Exercise.
Search the records below for the word "this" and show every line where it occurs.

___ Given data

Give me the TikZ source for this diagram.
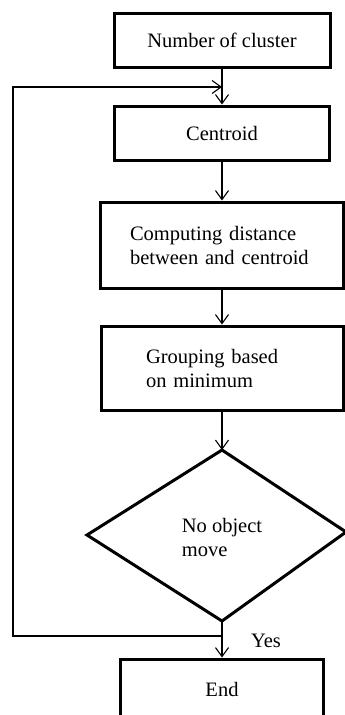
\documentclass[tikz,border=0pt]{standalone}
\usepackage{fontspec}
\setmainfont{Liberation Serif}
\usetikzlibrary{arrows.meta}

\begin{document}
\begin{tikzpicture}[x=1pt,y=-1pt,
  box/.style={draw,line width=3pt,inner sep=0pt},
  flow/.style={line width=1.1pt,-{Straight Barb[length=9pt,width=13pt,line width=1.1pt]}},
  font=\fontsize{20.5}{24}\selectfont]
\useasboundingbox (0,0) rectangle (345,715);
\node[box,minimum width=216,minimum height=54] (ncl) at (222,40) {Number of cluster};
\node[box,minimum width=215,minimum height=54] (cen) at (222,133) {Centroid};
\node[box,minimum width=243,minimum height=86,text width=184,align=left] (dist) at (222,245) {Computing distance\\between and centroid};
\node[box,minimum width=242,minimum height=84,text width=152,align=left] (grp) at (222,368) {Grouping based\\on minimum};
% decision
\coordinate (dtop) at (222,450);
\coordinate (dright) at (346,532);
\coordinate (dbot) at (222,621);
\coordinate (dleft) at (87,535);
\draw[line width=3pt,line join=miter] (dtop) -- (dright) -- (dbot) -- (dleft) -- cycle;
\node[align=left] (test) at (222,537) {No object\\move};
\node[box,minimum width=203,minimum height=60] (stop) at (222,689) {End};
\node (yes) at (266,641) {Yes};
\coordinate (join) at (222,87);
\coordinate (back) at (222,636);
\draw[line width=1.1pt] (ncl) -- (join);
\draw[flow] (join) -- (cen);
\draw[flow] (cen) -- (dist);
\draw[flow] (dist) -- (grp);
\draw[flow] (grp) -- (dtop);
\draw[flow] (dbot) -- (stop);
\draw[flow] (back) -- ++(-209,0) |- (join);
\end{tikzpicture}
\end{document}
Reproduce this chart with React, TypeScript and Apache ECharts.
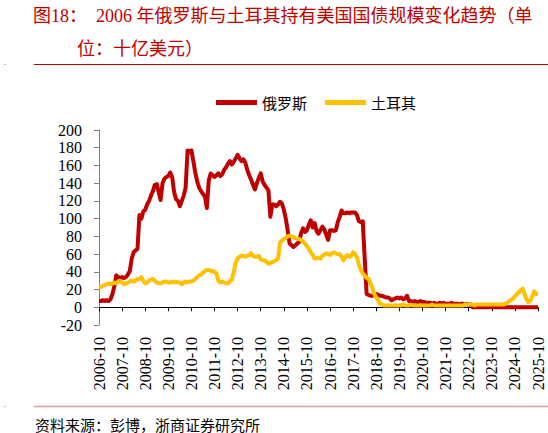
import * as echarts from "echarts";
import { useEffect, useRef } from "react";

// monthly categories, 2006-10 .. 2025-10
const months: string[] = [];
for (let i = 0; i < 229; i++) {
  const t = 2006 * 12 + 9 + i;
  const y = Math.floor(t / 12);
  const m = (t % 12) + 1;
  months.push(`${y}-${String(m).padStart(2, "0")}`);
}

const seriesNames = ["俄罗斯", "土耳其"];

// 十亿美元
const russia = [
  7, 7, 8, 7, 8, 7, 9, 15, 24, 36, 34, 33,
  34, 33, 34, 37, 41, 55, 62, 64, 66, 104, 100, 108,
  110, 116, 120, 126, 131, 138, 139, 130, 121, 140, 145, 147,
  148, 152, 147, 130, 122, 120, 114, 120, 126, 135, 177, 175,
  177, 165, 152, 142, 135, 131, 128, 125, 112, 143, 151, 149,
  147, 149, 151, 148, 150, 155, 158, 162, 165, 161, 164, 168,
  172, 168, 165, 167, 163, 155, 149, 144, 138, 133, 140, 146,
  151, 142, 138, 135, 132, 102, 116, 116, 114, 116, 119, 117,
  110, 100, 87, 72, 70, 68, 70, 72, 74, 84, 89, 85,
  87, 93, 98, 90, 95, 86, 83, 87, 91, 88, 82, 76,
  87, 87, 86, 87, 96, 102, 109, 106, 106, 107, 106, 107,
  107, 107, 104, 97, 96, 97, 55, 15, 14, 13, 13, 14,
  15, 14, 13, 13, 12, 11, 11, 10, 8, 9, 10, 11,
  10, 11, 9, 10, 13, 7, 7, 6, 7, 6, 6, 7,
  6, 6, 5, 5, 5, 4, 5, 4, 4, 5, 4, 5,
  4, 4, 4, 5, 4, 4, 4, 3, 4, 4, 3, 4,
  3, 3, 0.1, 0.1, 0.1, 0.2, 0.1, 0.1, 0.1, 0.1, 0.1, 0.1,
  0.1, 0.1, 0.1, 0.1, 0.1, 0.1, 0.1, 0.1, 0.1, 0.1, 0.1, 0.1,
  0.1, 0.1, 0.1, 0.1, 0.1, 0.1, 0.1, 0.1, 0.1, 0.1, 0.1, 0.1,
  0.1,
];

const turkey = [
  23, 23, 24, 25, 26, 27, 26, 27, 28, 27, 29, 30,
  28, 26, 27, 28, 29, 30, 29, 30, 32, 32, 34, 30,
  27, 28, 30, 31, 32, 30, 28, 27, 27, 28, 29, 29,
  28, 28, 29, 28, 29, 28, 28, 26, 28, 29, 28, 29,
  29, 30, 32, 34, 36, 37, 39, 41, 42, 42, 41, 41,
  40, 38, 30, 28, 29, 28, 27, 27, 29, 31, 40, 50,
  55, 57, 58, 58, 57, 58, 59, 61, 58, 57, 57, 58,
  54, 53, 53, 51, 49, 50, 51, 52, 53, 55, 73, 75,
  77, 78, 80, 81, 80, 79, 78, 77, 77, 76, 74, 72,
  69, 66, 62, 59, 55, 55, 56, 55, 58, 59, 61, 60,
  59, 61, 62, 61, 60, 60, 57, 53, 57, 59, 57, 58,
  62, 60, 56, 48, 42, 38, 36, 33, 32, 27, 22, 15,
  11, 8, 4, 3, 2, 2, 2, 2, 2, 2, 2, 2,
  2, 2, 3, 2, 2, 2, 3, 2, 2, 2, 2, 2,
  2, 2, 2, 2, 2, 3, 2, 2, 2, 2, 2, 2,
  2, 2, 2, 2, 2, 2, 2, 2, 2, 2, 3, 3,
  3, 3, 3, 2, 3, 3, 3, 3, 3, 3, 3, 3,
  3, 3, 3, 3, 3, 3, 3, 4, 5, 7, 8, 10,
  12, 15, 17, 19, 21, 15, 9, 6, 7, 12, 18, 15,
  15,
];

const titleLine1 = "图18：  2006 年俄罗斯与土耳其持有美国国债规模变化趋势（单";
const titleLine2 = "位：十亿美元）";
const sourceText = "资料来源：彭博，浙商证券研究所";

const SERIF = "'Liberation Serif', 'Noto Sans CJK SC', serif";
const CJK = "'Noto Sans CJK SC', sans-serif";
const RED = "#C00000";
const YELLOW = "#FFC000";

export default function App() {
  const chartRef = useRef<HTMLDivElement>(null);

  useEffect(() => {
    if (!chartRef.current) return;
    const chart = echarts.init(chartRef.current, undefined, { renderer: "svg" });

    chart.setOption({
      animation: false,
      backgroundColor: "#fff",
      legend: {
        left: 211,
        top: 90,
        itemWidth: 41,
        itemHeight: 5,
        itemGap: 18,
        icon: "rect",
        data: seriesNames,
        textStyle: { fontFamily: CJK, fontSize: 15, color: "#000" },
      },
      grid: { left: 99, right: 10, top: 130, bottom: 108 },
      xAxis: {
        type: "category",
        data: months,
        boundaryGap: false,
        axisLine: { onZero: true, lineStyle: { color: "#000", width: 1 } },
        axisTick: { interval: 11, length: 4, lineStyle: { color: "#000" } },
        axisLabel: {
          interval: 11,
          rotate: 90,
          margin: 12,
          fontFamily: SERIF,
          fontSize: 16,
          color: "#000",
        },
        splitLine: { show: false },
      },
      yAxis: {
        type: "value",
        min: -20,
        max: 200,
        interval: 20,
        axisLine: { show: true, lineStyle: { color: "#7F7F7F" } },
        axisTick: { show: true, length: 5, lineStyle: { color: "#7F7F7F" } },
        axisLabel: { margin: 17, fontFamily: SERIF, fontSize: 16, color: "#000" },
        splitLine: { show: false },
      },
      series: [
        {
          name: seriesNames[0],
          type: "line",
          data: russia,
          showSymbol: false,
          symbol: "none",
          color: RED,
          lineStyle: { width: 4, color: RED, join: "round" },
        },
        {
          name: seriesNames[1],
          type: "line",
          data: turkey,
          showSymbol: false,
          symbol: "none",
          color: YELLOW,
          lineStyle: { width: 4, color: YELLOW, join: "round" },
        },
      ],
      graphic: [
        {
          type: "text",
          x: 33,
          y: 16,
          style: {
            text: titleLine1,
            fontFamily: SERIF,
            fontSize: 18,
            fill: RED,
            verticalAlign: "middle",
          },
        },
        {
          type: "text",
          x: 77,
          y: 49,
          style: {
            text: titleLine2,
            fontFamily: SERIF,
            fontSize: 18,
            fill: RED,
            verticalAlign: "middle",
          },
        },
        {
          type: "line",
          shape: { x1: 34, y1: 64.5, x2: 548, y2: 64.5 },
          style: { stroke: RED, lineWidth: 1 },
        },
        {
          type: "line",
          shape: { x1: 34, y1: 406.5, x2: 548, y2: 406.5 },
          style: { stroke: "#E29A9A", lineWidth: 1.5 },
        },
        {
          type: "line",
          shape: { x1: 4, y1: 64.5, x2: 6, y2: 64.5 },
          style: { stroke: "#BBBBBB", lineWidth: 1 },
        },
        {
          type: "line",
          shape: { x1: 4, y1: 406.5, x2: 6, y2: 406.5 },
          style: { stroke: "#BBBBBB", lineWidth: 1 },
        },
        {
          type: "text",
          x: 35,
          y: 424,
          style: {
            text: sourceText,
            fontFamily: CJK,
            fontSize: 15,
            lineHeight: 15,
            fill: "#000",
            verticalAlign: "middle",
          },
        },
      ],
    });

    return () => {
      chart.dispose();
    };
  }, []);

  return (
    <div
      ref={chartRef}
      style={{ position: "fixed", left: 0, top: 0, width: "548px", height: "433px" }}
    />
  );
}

______

Complete response.
Give me the TikZ source for this diagram.
Reproduce this chart with React, TypeScript and Apache ECharts.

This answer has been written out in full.